Расслабившись после этих слов, Евтушенко сказал: «Если говорить о том, сделал ли я ошибку, что помогал Нике, то так не считаю», – и перешел на рассказ о себе, о том, что он тоже с четырех лет начал писать стихи, прочел два из них, а потом, вспомнив, что речь шла о Нике, произнес такой монолог: «Не хочу огульно обвинять ее родителей, но вспоминаю, что когда мы ездили, например, в Италию, где нас прекрасно принимали, Ника тогда не пила совершенно, а ее бабушка все время по ночам пропадала – ходила играть в казино.
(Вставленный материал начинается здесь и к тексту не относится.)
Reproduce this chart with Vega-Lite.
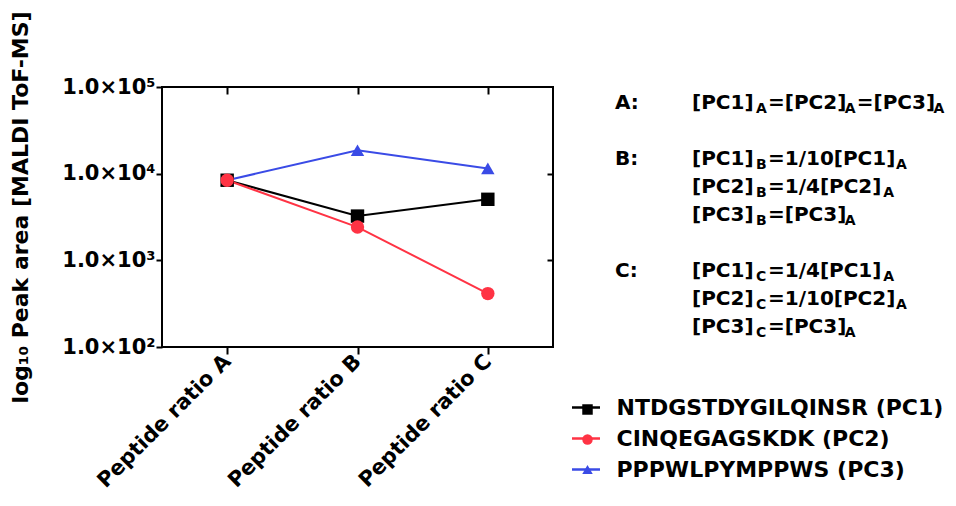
{
  "$schema": "https://vega.github.io/schema/vega-lite/v6.json",
  "width": 391,
  "height": 260,
  "autosize": {"type": "none"},
  "padding": {"left": 162, "top": 87, "right": 403, "bottom": 159},
  "config": {
    "font": "DejaVu Sans",
    "view": {"stroke": "black", "strokeWidth": 2},
    "axis": {
      "domain": false,
      "grid": false,
      "tickColor": "black",
      "tickWidth": 2,
      "labelColor": "black",
      "labelFont": "DejaVu Sans",
      "labelFontWeight": "bold",
      "titleColor": "black",
      "titleFont": "DejaVu Sans",
      "titleFontWeight": "bold"
    },
    "legend": {
      "labelFont": "DejaVu Sans",
      "labelFontWeight": "bold",
      "labelColor": "black",
      "labelFontSize": 22,
      "labelLimit": 400
    }
  },
  "datasets": {
    "peaks": [
      {"peptide": "PPPWLPYMPPWS (PC3)", "ratio": "Peptide ratio A", "area": 8400},
      {"peptide": "PPPWLPYMPPWS (PC3)", "ratio": "Peptide ratio B", "area": 18600},
      {"peptide": "PPPWLPYMPPWS (PC3)", "ratio": "Peptide ratio C", "area": 11500},
      {"peptide": "NTDGSTDYGILQINSR (PC1)", "ratio": "Peptide ratio A", "area": 8400},
      {"peptide": "NTDGSTDYGILQINSR (PC1)", "ratio": "Peptide ratio B", "area": 3240},
      {"peptide": "NTDGSTDYGILQINSR (PC1)", "ratio": "Peptide ratio C", "area": 5060},
      {"peptide": "CINQEGAGSKDK (PC2)", "ratio": "Peptide ratio A", "area": 8400},
      {"peptide": "CINQEGAGSKDK (PC2)", "ratio": "Peptide ratio B", "area": 2420},
      {"peptide": "CINQEGAGSKDK (PC2)", "ratio": "Peptide ratio C", "area": 413}
    ],
    "heads": [
      {"line": 0, "head": "A:"},
      {"line": 2, "head": "B:"},
      {"line": 6, "head": "C:"}
    ],
    "notes": [
      {"line": 0, "seg": 0, "text": "[PC1]", "sub": false},
      {"line": 0, "seg": 1, "text": "A", "sub": true},
      {"line": 0, "seg": 2, "text": "=[PC2]", "sub": false},
      {"line": 0, "seg": 3, "text": "A", "sub": true},
      {"line": 0, "seg": 4, "text": "=[PC3]", "sub": false},
      {"line": 0, "seg": 5, "text": "A", "sub": true},
      {"line": 2, "seg": 0, "text": "[PC1]", "sub": false},
      {"line": 2, "seg": 1, "text": "B", "sub": true},
      {"line": 2, "seg": 2, "text": "=1/10[PC1]", "sub": false},
      {"line": 2, "seg": 3, "text": "A", "sub": true},
      {"line": 3, "seg": 0, "text": "[PC2]", "sub": false},
      {"line": 3, "seg": 1, "text": "B", "sub": true},
      {"line": 3, "seg": 2, "text": "=1/4[PC2]", "sub": false},
      {"line": 3, "seg": 3, "text": "A", "sub": true},
      {"line": 4, "seg": 0, "text": "[PC3]", "sub": false},
      {"line": 4, "seg": 1, "text": "B", "sub": true},
      {"line": 4, "seg": 2, "text": "=[PC3]", "sub": false},
      {"line": 4, "seg": 3, "text": "A", "sub": true},
      {"line": 6, "seg": 0, "text": "[PC1]", "sub": false},
      {"line": 6, "seg": 1, "text": "C", "sub": true},
      {"line": 6, "seg": 2, "text": "=1/4[PC1]", "sub": false},
      {"line": 6, "seg": 3, "text": "A", "sub": true},
      {"line": 7, "seg": 0, "text": "[PC2]", "sub": false},
      {"line": 7, "seg": 1, "text": "C", "sub": true},
      {"line": 7, "seg": 2, "text": "=1/10[PC2]", "sub": false},
      {"line": 7, "seg": 3, "text": "A", "sub": true},
      {"line": 8, "seg": 0, "text": "[PC3]", "sub": false},
      {"line": 8, "seg": 1, "text": "C", "sub": true},
      {"line": 8, "seg": 2, "text": "=[PC3]", "sub": false},
      {"line": 8, "seg": 3, "text": "A", "sub": true}
    ]
  },
  "layer": [
    {
      "data": {"name": "peaks"},
      "mark": {"type": "line", "strokeWidth": 2},
      "encoding": {
        "x": {
          "field": "ratio",
          "type": "ordinal",
          "sort": null,
          "scale": {"type": "point", "padding": 0.5},
          "axis": {
            "orient": "bottom",
            "title": null,
            "labelAngle": -45,
            "labelAlign": "right",
            "labelBaseline": "middle",
            "labelFontSize": 21,
            "labelPadding": 4,
            "tickSize": 7
          }
        },
        "y": {
          "field": "area",
          "type": "quantitative",
          "scale": {"type": "log", "domain": [100, 100000], "nice": false},
          "axis": {
            "orient": "left",
            "values": [100, 1000, 10000, 100000],
            "labelExpr": "datum.value == 100 ? '1.0×10²' : datum.value == 1000 ? '1.0×10³' : datum.value == 10000 ? '1.0×10⁴' : '1.0×10⁵'",
            "labelFontSize": 21,
            "labelPadding": 1,
            "tickSize": 6,
            "title": "log₁₀ Peak area [MALDI ToF-MS]",
            "titleFontSize": 22,
            "titleAngle": -90,
            "titleX": -142,
            "titleY": 120,
            "titleAlign": "center",
            "titleBaseline": "middle"
          }
        },
        "color": {
          "field": "peptide",
          "type": "nominal",
          "scale": {
            "domain": ["NTDGSTDYGILQINSR (PC1)", "CINQEGAGSKDK (PC2)", "PPPWLPYMPPWS (PC3)"],
            "range": ["#000000", "#ff3344", "#3a4be6"]
          },
          "legend": {
            "orient": "none",
            "legendX": 408.5,
            "legendY": 305,
            "title": null,
            "symbolType": "stroke",
            "symbolSize": 784,
            "symbolStrokeWidth": 2.5,
            "labelOffset": 15,
            "rowPadding": 4
          }
        }
      }
    },
    {
      "data": {"name": "peaks"},
      "mark": {"type": "point", "filled": true, "size": 180, "opacity": 1},
      "encoding": {
        "x": {
          "field": "ratio",
          "type": "ordinal",
          "sort": null,
          "scale": {"type": "point", "padding": 0.5},
          "axis": {"orient": "top", "title": null, "labels": false, "tickSize": 7, "offset": -7}
        },
        "y": {
          "field": "area",
          "type": "quantitative",
          "scale": {"type": "log", "domain": [100, 100000], "nice": false},
          "axis": {"orient": "right", "title": null, "labels": false, "values": [1000, 10000], "tickSize": 6, "offset": -6}
        },
        "color": {
          "field": "peptide",
          "type": "nominal",
          "scale": {
            "domain": ["NTDGSTDYGILQINSR (PC1)", "CINQEGAGSKDK (PC2)", "PPPWLPYMPPWS (PC3)"],
            "range": ["#000000", "#ff3344", "#3a4be6"]
          },
          "legend": {
            "orient": "none",
            "legendX": 408.5,
            "legendY": 311.5,
            "title": null,
            "symbolSize": 110,
            "symbolOffset": 6,
            "symbolStrokeWidth": 0,
            "labelExpr": "''",
            "rowPadding": 8
          }
        },
        "shape": {
          "field": "peptide",
          "type": "nominal",
          "scale": {
            "domain": ["NTDGSTDYGILQINSR (PC1)", "CINQEGAGSKDK (PC2)", "PPPWLPYMPPWS (PC3)"],
            "range": ["square", "circle", "triangle-up"]
          },
          "legend": {
            "orient": "none",
            "legendX": 408.5,
            "legendY": 311.5,
            "title": null,
            "symbolSize": 110,
            "symbolOffset": 6,
            "symbolStrokeWidth": 0,
            "labelExpr": "''",
            "rowPadding": 8
          }
        }
      }
    },
    {
      "data": {"name": "heads"},
      "mark": {"type": "text", "align": "left", "baseline": "middle", "fontSize": 20, "fontWeight": "bold", "color": "black"},
      "encoding": {
        "x": {"datum": 0, "type": "quantitative", "scale": {"domain": [0, 16], "range": [453, 773]}, "axis": null},
        "y": {"field": "line", "type": "quantitative", "scale": {"domain": [0, 8], "range": [16, 240]}, "axis": null},
        "text": {"field": "head"}
      }
    },
    {
      "data": {"name": "notes"},
      "transform": [
        {"calculate": "datum.sub ? 0.6 : 0.64 * length(datum.text)", "as": "w"},
        {"window": [{"op": "sum", "field": "w", "as": "upto"}], "groupby": ["line"], "sort": [{"field": "seg", "order": "ascending"}]},
        {"calculate": "3.85 + datum.upto - datum.w", "as": "pos"},
        {"filter": "!datum.sub"}
      ],
      "mark": {"type": "text", "align": "left", "baseline": "middle", "fontSize": 20, "fontWeight": "bold", "color": "black"},
      "encoding": {
        "x": {"field": "pos", "type": "quantitative", "scale": {"domain": [0, 16], "range": [453, 773]}, "axis": null},
        "y": {"field": "line", "type": "quantitative", "scale": {"domain": [0, 8], "range": [16, 240]}, "axis": null},
        "text": {"field": "text"}
      }
    },
    {
      "data": {"name": "notes"},
      "transform": [
        {"calculate": "datum.sub ? 0.6 : 0.64 * length(datum.text)", "as": "w"},
        {"window": [{"op": "sum", "field": "w", "as": "upto"}], "groupby": ["line"], "sort": [{"field": "seg", "order": "ascending"}]},
        {"calculate": "3.85 + datum.upto - datum.w", "as": "pos"},
        {"filter": "datum.sub"}
      ],
      "mark": {"type": "text", "align": "left", "baseline": "middle", "fontSize": 14, "fontWeight": "bold", "color": "black", "dy": 6},
      "encoding": {
        "x": {"field": "pos", "type": "quantitative", "scale": {"domain": [0, 16], "range": [453, 773]}, "axis": null},
        "y": {"field": "line", "type": "quantitative", "scale": {"domain": [0, 8], "range": [16, 240]}, "axis": null},
        "text": {"field": "text"}
      }
    }
  ],
  "resolve": {
    "scale": {"x": "independent", "y": "independent", "color": "independent", "shape": "independent"},
    "axis": {"x": "independent", "y": "independent"},
    "legend": {"color": "independent", "shape": "independent"}
  }
}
Ну, это, конечно, ее дело, но все-таки нужно было за Никой больше присматривать. А потом, когда она дала интервью “Учительской газете”, в котором сказала, что я ее предал… Не понимаю, чем я предал? Понимаете, я предупреждал ее – как раз вот это было отсутствием предательства. Я разговаривал с ее родственниками и говорил, что нельзя так выкачивать из нее что-то… Но потом она уже неостановима была, вышла замуж за какого-то швейцарского врача, он был очень уже в возрасте – ну, не мне об этом говорить. Но когда начались наркотики и так далее, я не знаю, как это… Что я мог делать?»
Евгений Александрович тысячу раз прав в отношении родных Ники, оставлявших ее без внимания и выкачивавших из нее «что-то» (читай: «деньги»). А вот «швейцарский врач», алкоголь и наркотики появились в жизни Турбиной уже после того, как Евтушенко навсегда расстался с ней, о чем рассказано в части II книги.
Очень жалею, что как биограф Ники Турбиной не был приглашен на программу Малахова, где получил бы возможность задать Евтушенко мучающий меня один-единственный вопрос, о котором обещал сказать читателям в главе 2 части II книги: «Евгений Александрович, вы хоть раз усомнились в том, что автором стихов была Ника?» Ответа я не получил, так как от разговора по телефону Евтушенко ушел, едва начав его, – очевидно, знал из моих писем, чтó меня интересует. И, к сожалению, уже никогда не получу, ибо он ушел из этого мира. Но я не хочу расстаться с Евтушенко в этой книге, не сказав добрых слов в память о нем. Поэтому привожу стихотворение, написанное 11 апреля 2017 года в день, когда хоронили поэта.
На смерть поэта
Я помню, как в минуту откровений
На выдохе, с наклоном головы,
Произнесли Вы тихо: «Я не гений…»
Я промолчал. Теперь молчите Вы.
И как свидетель Вашего признанья,
Игры в котором не было следа,
Казню себя поныне от сознанья,
Что возразить Вам не посмел тогда.
Теперь для Вас уже не важно это —
Вы в сон ушли высокий, видит Бог.
Быть может, жизни выполнена смета,
И увеличить он ее не смог.
Но дело, вероятно, здесь не в смете.